§ **WORK TO DO**: Look at the data below and print exactly the lines from its first line through the line with "per Node (J)</div>"; the pictures stay out of the copy.
========================
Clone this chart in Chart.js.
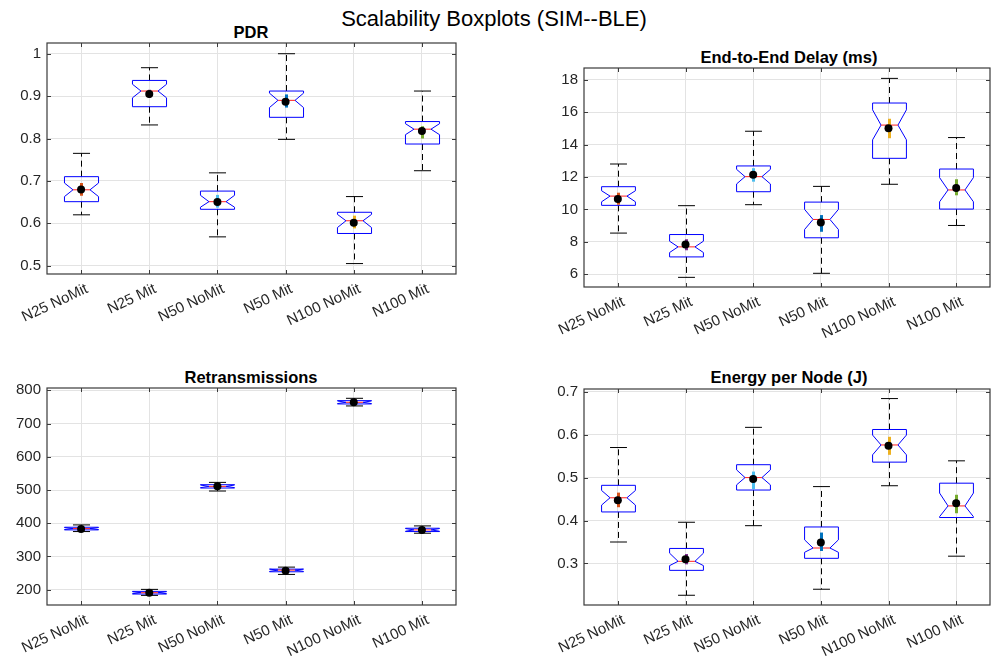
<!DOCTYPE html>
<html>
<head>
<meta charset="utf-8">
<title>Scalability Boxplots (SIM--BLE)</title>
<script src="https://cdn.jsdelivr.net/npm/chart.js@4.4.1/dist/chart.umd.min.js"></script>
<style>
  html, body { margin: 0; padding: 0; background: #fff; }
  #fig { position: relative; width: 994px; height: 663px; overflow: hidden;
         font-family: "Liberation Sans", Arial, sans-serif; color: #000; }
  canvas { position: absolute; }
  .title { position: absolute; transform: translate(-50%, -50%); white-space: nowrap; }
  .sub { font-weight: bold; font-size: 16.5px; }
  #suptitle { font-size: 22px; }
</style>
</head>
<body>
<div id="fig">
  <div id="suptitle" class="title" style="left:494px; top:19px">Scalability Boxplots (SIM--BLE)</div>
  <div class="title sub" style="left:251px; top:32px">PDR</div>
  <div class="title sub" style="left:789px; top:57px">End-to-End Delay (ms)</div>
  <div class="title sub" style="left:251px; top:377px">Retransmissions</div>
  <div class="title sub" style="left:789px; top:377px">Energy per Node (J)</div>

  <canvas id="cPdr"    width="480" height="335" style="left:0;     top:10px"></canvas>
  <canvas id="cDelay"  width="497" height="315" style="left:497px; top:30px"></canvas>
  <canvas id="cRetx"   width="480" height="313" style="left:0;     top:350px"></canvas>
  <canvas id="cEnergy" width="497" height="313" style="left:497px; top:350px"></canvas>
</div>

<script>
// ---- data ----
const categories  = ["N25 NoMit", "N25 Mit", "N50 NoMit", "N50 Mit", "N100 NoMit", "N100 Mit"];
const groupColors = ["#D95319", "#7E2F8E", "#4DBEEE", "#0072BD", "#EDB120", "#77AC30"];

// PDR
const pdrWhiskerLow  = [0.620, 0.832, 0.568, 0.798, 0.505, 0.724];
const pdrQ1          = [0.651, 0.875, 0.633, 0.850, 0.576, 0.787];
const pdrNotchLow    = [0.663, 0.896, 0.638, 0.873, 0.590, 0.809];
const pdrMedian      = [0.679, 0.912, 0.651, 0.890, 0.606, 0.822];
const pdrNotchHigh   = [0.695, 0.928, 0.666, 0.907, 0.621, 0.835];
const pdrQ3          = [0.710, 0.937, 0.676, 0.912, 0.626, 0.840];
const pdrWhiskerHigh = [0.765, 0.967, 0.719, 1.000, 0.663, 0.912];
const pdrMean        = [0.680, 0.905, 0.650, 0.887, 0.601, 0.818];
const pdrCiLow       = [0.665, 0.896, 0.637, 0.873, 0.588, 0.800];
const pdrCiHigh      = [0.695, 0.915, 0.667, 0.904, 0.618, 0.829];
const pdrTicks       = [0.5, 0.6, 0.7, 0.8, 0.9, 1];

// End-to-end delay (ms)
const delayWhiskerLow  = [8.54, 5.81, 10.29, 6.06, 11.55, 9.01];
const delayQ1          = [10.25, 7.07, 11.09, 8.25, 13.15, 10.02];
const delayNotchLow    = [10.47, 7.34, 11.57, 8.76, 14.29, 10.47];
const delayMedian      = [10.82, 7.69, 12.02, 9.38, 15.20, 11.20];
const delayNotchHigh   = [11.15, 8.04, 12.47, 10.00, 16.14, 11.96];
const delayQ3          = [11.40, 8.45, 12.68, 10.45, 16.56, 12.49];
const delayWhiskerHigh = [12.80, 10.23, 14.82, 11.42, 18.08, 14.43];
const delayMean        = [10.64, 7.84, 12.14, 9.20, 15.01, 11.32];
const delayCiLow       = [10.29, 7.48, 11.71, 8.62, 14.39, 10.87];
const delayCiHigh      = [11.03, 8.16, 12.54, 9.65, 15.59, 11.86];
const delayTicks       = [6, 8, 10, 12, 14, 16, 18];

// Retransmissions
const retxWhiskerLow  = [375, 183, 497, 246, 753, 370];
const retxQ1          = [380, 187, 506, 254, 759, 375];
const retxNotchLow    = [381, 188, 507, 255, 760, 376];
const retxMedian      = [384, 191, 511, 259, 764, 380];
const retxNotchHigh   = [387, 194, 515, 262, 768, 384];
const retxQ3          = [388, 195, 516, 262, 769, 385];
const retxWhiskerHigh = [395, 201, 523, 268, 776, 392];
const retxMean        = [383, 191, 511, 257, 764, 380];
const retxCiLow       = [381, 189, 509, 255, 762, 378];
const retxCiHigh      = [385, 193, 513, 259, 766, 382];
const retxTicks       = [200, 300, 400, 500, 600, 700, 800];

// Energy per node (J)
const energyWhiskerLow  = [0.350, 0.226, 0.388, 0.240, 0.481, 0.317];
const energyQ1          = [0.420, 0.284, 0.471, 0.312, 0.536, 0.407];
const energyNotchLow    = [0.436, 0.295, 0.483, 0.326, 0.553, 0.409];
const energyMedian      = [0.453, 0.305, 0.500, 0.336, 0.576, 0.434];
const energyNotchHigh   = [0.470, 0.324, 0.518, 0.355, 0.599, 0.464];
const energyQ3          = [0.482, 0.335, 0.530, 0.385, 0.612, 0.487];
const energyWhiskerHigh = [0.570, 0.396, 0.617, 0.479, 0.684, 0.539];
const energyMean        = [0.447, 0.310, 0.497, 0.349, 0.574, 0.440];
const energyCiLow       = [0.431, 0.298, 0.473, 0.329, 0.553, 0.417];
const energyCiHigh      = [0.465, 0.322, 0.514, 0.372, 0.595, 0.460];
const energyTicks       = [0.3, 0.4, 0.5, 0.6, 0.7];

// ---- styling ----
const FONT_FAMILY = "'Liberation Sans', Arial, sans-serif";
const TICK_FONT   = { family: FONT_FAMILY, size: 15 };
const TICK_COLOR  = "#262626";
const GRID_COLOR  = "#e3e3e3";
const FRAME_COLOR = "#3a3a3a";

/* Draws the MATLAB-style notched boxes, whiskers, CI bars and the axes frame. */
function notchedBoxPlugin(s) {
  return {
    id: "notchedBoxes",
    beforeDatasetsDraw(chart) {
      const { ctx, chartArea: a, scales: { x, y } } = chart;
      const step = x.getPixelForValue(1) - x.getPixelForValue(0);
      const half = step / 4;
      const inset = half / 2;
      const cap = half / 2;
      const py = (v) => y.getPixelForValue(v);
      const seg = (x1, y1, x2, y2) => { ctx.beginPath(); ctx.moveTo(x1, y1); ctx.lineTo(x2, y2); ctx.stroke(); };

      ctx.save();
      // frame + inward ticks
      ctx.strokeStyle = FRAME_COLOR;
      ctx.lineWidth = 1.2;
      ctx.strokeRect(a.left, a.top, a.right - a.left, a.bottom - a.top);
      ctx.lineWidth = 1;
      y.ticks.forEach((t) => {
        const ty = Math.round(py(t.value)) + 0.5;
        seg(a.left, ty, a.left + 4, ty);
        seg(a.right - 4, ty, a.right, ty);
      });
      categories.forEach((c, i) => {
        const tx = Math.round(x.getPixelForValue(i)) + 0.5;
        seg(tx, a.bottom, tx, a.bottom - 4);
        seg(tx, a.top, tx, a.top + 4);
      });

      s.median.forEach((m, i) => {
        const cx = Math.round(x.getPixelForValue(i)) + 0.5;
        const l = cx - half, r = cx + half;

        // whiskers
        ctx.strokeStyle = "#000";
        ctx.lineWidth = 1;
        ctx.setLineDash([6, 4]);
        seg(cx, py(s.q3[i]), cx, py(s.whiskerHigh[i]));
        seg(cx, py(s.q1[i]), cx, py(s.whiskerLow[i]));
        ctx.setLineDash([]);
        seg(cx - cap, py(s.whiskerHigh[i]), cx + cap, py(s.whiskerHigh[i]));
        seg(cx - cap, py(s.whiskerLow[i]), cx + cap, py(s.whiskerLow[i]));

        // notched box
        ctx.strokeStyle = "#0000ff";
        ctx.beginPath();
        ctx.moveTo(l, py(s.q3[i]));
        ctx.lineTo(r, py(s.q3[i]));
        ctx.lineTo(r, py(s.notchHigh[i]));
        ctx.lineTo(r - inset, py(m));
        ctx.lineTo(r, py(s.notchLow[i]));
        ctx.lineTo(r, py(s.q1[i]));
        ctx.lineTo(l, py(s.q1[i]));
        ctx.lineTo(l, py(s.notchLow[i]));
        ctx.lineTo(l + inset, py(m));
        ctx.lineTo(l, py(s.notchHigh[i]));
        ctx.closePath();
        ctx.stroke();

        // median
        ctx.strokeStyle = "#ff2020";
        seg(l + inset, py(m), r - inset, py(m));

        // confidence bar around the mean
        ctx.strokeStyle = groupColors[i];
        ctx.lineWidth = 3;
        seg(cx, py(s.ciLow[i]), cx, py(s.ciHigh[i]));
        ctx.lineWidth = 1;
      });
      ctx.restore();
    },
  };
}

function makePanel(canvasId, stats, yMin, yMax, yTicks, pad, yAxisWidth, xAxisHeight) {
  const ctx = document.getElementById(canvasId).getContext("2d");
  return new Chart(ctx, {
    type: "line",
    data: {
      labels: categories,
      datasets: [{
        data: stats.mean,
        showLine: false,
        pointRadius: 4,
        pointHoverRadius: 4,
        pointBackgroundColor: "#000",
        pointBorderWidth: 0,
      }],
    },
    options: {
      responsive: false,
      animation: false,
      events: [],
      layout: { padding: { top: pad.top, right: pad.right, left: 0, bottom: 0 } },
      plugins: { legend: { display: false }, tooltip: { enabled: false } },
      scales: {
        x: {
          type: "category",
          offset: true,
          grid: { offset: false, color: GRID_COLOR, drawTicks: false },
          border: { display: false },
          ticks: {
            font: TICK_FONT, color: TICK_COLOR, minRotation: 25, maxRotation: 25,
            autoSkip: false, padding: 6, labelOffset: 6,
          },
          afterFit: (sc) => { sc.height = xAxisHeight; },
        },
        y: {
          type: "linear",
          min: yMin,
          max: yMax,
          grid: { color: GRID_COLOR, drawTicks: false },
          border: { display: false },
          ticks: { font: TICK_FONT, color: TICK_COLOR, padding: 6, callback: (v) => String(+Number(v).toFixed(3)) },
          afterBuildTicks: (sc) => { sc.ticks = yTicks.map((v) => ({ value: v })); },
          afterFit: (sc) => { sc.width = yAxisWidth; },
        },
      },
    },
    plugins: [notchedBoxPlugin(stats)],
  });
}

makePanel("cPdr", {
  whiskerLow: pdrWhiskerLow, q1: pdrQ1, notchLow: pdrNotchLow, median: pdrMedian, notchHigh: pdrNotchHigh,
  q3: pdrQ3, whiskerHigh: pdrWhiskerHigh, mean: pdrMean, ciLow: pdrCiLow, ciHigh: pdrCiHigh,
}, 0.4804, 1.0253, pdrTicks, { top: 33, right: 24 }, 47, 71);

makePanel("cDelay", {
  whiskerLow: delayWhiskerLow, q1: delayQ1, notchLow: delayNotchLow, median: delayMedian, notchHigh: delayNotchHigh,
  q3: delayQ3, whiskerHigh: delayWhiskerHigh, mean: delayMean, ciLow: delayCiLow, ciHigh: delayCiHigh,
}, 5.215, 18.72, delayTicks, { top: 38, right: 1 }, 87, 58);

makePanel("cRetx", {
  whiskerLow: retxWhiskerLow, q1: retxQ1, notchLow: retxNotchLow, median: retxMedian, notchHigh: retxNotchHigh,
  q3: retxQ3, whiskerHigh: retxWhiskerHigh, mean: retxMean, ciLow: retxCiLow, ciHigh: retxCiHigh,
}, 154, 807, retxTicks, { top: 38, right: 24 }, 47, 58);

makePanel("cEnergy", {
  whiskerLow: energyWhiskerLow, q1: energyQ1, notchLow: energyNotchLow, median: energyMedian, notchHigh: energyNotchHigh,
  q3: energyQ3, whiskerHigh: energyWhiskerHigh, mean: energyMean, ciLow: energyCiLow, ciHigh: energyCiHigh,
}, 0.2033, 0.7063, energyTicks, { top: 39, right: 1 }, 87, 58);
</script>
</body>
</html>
========================
§ **FINAL RESULT**:
Clone this chart in Chart.js.
<!DOCTYPE html>
<html>
<head>
<meta charset="utf-8">
<title>Scalability Boxplots (SIM--BLE)</title>
<script src="https://cdn.jsdelivr.net/npm/chart.js@4.4.1/dist/chart.umd.min.js"></script>
<style>
  html, body { margin: 0; padding: 0; background: #fff; }
  #fig { position: relative; width: 994px; height: 663px; overflow: hidden;
         font-family: "Liberation Sans", Arial, sans-serif; color: #000; }
  canvas { position: absolute; }
  .title { position: absolute; transform: translate(-50%, -50%); white-space: nowrap; }
  .sub { font-weight: bold; font-size: 16.5px; }
  #suptitle { font-size: 22px; }
</style>
</head>
<body>
<div id="fig">
  <div id="suptitle" class="title" style="left:494px; top:19px">Scalability Boxplots (SIM--BLE)</div>
  <div class="title sub" style="left:251px; top:32px">PDR</div>
  <div class="title sub" style="left:789px; top:57px">End-to-End Delay (ms)</div>
  <div class="title sub" style="left:251px; top:377px">Retransmissions</div>
  <div class="title sub" style="left:789px; top:377px">Energy per Node (J)</div>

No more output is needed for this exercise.